A great example is if you subscribe to a particular magazine or a daily paper. The transition is the way the subscription business models are now becoming pervasive across the world of technology and it has been largely driven by the advent of cloud computing.
There is another dynamic that is important to understand. Today we are seeing technology acquisition and usage being fundamentally influenced by what is happening in the consumer world. If you think of this in terms of how in our own personal lives we use and apply technology in totally different ways than we did in the past, the same goes for businesses.
Our expectations now are that consumer and business should be closer connected. In the context of business, buyers and acquirers of technology have seen that they can now acquire the technology in a different way on a subscription basis. It is analogous in many ways to what is going on with cloud computing.
Cloud computing is fundamentally a utility and the usage is dependent upon the profile and value that is perceived by the end user. Therefore the acquisition of that service or that technology is much more aligned to a subscription base.
When we think about the benefits it brings to businesses, it gives them a significantly greater freedom in terms of technology choice, acquisition and indeed technology usage. What a subscription model gives for the end user or the end user business is the freedom to switch more frequently.
The fact that they are less locked in to a particular vendor or to a particular technology means that the end user or business can now actually think about technology, about how it continually offers benefit to their business.
Rather than a lock-in technology stack that may over time diminish in terms of value that it brings to the business.
TRP: How does a business navigate the cultural shift to selling in the cloud?
MM: It has been a huge cultural shift but it is important to recognise that it is not just a cultural shift in terms of the acquisition and deployment of technology. It is actually a fundamental cultural shift in the business model.
The new generation of cloud computing companies' business models are predicated largely on a subscription service. This means they think about customer acquisition and the lifetime value of a customer much differently than they would have done in a traditional technology model.
There is a cultural shift, not only in the way you sell cloud, but in the way you think about your customer in that context.
Selling motions have dramatically reduced, for example, in the past, when I was buying a CRM product, I would be looking at evaluating that CRM product not only from the point of view of functionality but also in terms of the whole entire technology stack from the database through application servers, web servers, user interface, all the elements of that stack.

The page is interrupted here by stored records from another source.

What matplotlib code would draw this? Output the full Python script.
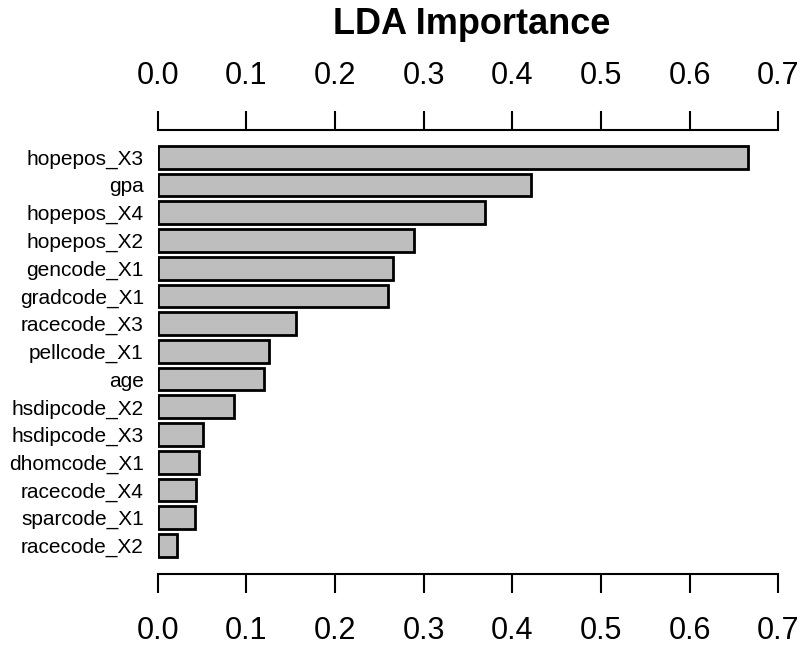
import matplotlib
matplotlib.use("Agg")
import matplotlib.pyplot as plt
import matplotlib.transforms as mtransforms

# LDA variable importance, sorted from largest to smallest
features = ["hopepos_X3", "gpa", "hopepos_X4", "hopepos_X2", "gencode_X1",
            "gradcode_X1", "racecode_X3", "pellcode_X1", "age", "hsdipcode_X2",
            "hsdipcode_X3", "dhomcode_X1", "racecode_X4", "sparcode_X1", "racecode_X2"]
importance = [0.666, 0.421, 0.369, 0.289, 0.265,
              0.260, 0.156, 0.126, 0.120, 0.086,
              0.051, 0.047, 0.043, 0.042, 0.022]
x_ticks = [0.0, 0.1, 0.2, 0.3, 0.4, 0.5, 0.6, 0.7]

plt.rcParams["font.family"] = ["Liberation Sans", "DejaVu Sans"]

W, H = 804, 647
fig = plt.figure(figsize=(W / 100, H / 100), dpi=100)

left_px, right_px = 157.7, 778.4
top_px, bottom_px = 129.5, 574.0
ax = fig.add_axes([left_px / W, 1 - bottom_px / H,
                   (right_px - left_px) / W, (bottom_px - top_px) / H])

pos = list(range(len(features)))
ax.barh(pos, importance, height=0.82, color="#bebebe",
        edgecolor="black", linewidth=2.0)

ax.set_xlim(0, 0.7)
ax.set_ylim(15.03, -1.0)

ax.set_yticks(pos)
ax.set_yticklabels(features, fontsize=15)
ax.tick_params(axis="y", length=0, pad=10)

ax.set_xticks(x_ticks)
ax.set_xticklabels([f"{t:.1f}" for t in x_ticks])
ax.tick_params(axis="x", which="both", direction="out", length=13.5, width=1.5,
               labelsize=22, pad=14, top=True, labeltop=True,
               bottom=True, labelbottom=True)

# nudge only the bottom tick labels a little further from the axis
shift = mtransforms.ScaledTranslation(0, -4 / 100, fig.dpi_scale_trans)
for tick in ax.xaxis.get_major_ticks():
    tick.label1.set_transform(tick.label1.get_transform() + shift)

for side in ("left", "right"):
    ax.spines[side].set_visible(False)
for side in ("top", "bottom"):
    ax.spines[side].set_linewidth(1.5)

fig.text(472 / W, 1 - 24 / H, "LDA Importance", ha="center", va="center",
         fontsize=26, fontweight="bold")

fig.savefig("out.png", dpi=100)
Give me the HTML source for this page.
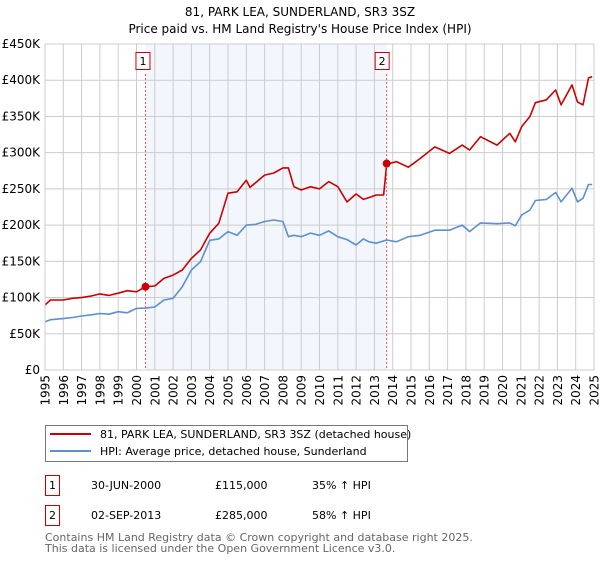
<!DOCTYPE html>
<html><head><meta charset="utf-8"><style>
body{margin:0;background:#fff;}
svg{font-family:"DejaVu Sans","Liberation Sans",sans-serif;}
</style></head><body>
<svg id="c" width="600" height="560" xmlns="http://www.w3.org/2000/svg">
<text x="300" y="16" text-anchor="middle" font-size="12" fill="#000">81, PARK LEA, SUNDERLAND, SR3 3SZ</text>
<text x="300" y="33" text-anchor="middle" font-size="12" fill="#000">Price paid vs. HM Land Registry's House Price Index (HPI)</text>
<g id="plot"></g>
<g>
<rect x="45.5" y="425.5" width="362" height="36" fill="#fff" stroke="#777"/>
<line x1="50" y1="434" x2="91" y2="434" stroke="#cc0000" stroke-width="2"/>
<text x="100" y="438" font-size="11">81, PARK LEA, SUNDERLAND, SR3 3SZ (detached house)</text>
<line x1="50" y1="451" x2="91" y2="451" stroke="#5b8fd6" stroke-width="2"/>
<text x="100" y="455" font-size="11">HPI: Average price, detached house, Sunderland</text>
</g>
<g font-size="11">
<rect x="45.5" y="475.5" width="14" height="20" fill="#fff" stroke="#cc0000"/>
<text x="49" y="489">1</text>
<text x="91" y="489">30-JUN-2000</text>
<text x="215" y="489">£115,000</text>
<text x="312" y="489">35% ↑ HPI</text>
<rect x="45.5" y="505.5" width="14" height="20" fill="#fff" stroke="#cc0000"/>
<text x="49" y="519">2</text>
<text x="91" y="519">02-SEP-2013</text>
<text x="215" y="519">£285,000</text>
<text x="312" y="519">58% ↑ HPI</text>
</g>
<text x="45" y="541" font-size="11" fill="#666">Contains HM Land Registry data © Crown copyright and database right 2025.</text>
<text x="45" y="552" font-size="11" fill="#666">This data is licensed under the Open Government Licence v3.0.</text>
</svg>
<script>
const yTicks=[0,50000,100000,150000,200000,250000,300000,350000,400000,450000];
const yTickLabels=["£0","£50K","£100K","£150K","£200K","£250K","£300K","£350K","£400K","£450K"];
const xYears=[1995,1996,1997,1998,1999,2000,2001,2002,2003,2004,2005,2006,2007,2008,2009,2010,2011,2012,2013,2014,2015,2016,2017,2018,2019,2020,2021,2022,2023,2024,2025];
const saleYears=[2000.49,2013.67];
const salePrices=[115000,285000];
const saleLabels=["1","2"];
const hpiYears=[1995,1995.3,1996,1996.5,1997,1997.5,1998,1998.5,1999,1999.5,2000,2000.5,2001,2001.5,2002,2002.5,2003,2003.5,2004,2004.5,2005,2005.5,2006,2006.5,2007,2007.5,2008,2008.3,2008.6,2009,2009.5,2010,2010.5,2011,2011.5,2012,2012.4,2012.7,2013.1,2013.67,2014.2,2014.85,2015.5,2016.3,2017.1,2017.8,2018.2,2018.8,2019.7,2020.4,2020.7,2021.05,2021.5,2021.8,2022.4,2022.9,2023.2,2023.8,2024.1,2024.4,2024.7,2024.9];
const hpiValues=[66700,69500,71000,72500,74500,76000,78000,77000,80500,79000,85000,85500,87000,96600,99000,115000,138000,149500,179000,181000,191000,186000,200000,201000,205000,207000,205000,184000,186000,184000,189000,186000,192000,184000,180000,172500,181000,177000,175000,179500,177000,184000,186000,193000,193000,200000,191000,203000,202000,203000,199000,214000,221000,234000,235500,245000,232000,251000,232000,237000,256000,256000];
const ppYears=[1995,1995.3,1996,1996.5,1997,1997.5,1998,1998.5,1999,1999.5,2000,2000.49,2001,2001.5,2002,2002.5,2003,2003.5,2004,2004.5,2005,2005.5,2006,2006.2,2007,2007.5,2008,2008.3,2008.6,2009,2009.5,2010,2010.5,2011,2011.5,2012,2012.4,2012.7,2013.1,2013.5,2013.67,2014.2,2014.85,2015.5,2016.3,2017.1,2017.8,2018.2,2018.8,2019.7,2020.4,2020.7,2021.05,2021.5,2021.8,2022.4,2022.9,2023.2,2023.8,2024.1,2024.4,2024.7,2024.9];
const ppValues=[89700,96600,96600,99000,100000,102000,105000,103000,106000,109500,108000,115000,116000,126500,131000,138000,154000,165600,188700,202500,244000,246000,262000,252000,269000,272000,279000,279000,253000,248500,253000,250000,260000,253000,232000,243000,235500,238000,241500,241500,284000,287600,280000,292000,308000,299000,310500,303700,322000,310500,326700,315000,336000,350000,369000,373000,386500,366000,393500,370000,366000,403000,405000];

const X0=45,X1=594,Y0=370,Y1=44;
const xs=y=>X0+(y-1995)/30*(X1-X0);
const ys=v=>Y0-v/450000*(Y0-Y1);
const NS="http://www.w3.org/2000/svg";
const plot=document.getElementById('plot');
function mk(tag,attrs,parent){const e=document.createElementNS(NS,tag);for(const k in attrs)e.setAttribute(k,attrs[k]);(parent||plot).appendChild(e);return e;}
let e;
e=mk('rect',{x:X0,y:Y1,width:X1-X0,height:Y0-Y1,fill:'#fff'});


e=mk('rect',{x:xs(saleYears[0]),y:Y1,width:xs(saleYears[1])-xs(saleYears[0]),height:Y0-Y1,fill:'#f3f6fd'});


xYears.forEach((yr,i)=>{
 e=mk('line',{x1:xs(yr),x2:xs(yr),y1:Y1,y2:Y0,stroke:'#cccccc','stroke-width':1});
 
 
 const tx=xs(yr)+4.5, ty=375;
 e=mk('text',{x:tx,y:ty,'text-anchor':'end','font-size':12,transform:'rotate(-90 '+tx+' '+ty+')'});
 e.textContent=yr;
 
 
});
yTicks.forEach((v,i)=>{
 e=mk('line',{x1:X0,x2:X1,y1:ys(v),y2:ys(v),stroke:'#cccccc','stroke-width':1});
 
 
 e=mk('text',{x:40,y:ys(v)+4,'text-anchor':'end','font-size':12});
 e.textContent=yTickLabels[i];
 
 
});
function path(xa,va,color,name){
 const d=xa.map((x,i)=>(i?'L':'M')+xs(x).toFixed(1)+','+ys(va[i]).toFixed(1)).join('');
 const p=mk('path',{d:d,fill:'none',stroke:color,'stroke-width':1.6,'stroke-linejoin':'round'});
 
 
}
path(hpiYears,hpiValues,'#5b8fd6','hpi-line');
path(ppYears,ppValues,'#cc0000','price-paid-line');
saleYears.forEach((yr,i)=>{
 e=mk('line',{x1:xs(yr),x2:xs(yr),y1:Y1+30,y2:Y0,stroke:'#ee5555','stroke-width':1,'stroke-dasharray':'2,2'});
 
 
 e=mk('circle',{cx:xs(yr),cy:ys(salePrices[i]),r:4,fill:'#cc0000'});
 
 
 e=mk('rect',{x:xs(yr)-9.5+(i?-2:0),y:52.5,width:14,height:17,fill:'#fff',stroke:'#cc0000'});
 
 
 e=mk('text',{x:xs(yr)-2.5+(i?-2:0),y:65,'text-anchor':'middle','font-size':11});
 e.textContent=saleLabels[i];
 
 
});
e=mk('rect',{x:X0,y:Y1,width:X1-X0,height:Y0-Y1,fill:'none',stroke:'#cccccc'});


</script>
</body></html>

Today I don't need to focus on the infrastructure. I simply need to be assured by the cloud vendor that it is secure, that it is reliable and that it is available. In today's world, most of those questions are being fundamentally answered.
So where I can focus on now, is how well that cloud service drives business benefit to me as a business. Thus procurement becomes less a technology platform-driven decision and much more about the perceived and real benefits to the business user.
That shifts the selling motion for companies selling cloud based services but there is also another really important aspect to this – how you think about the lifecycle value of your customer.